Facing a growing threat from Android-based tablets (not to mention smartphones), Microsoft CEO Steve Ballmer recently predicted that his company will have an iPad and Android tablet competitor on the market by the end of 2010. “You’ll see new slates with Windows on them. You’ll see them this Christmas,” Ballmer told an audience Oct. 5 at the London School of Economics, according to Reuters. “Certainly we have done work around the tablet as both a productivity device and a consumption device.”
While the current hype is focused on Samsung, some reports suggest the iPad will still dominate the tablet market into 2012. An August report from IT research firm iSuppli predicted that while the iPad will face competition from HP, Lenovo, RIM, Google and others, the tablet won’t face a “viable competitor” until 2011. The firm said Apple’s complete integration of hardware, software, operating system and applications is a major piece of what makes the device a standout.

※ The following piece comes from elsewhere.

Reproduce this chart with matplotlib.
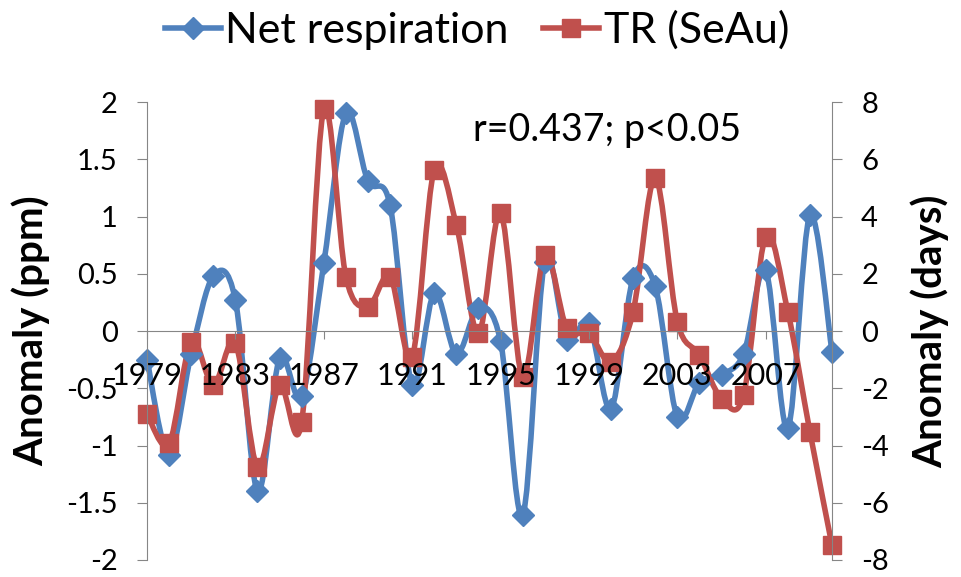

A July report from a Barclays Capital analyst said Apple will sell about 20 million iPads in 2011, negatively affecting lower-cost notebooks as well as the netbook market. Other analysts have also suggested growth for the tablet PC market, with research firm IDC estimating that worldwide media tablet shipments will total 46 million units in 2014. “IDC expects consumer demand for media tablets to be strongly driven by the number and variety of compatible third-party apps for content and devices,” analyst Susan Kevorkian wrote in a May statement.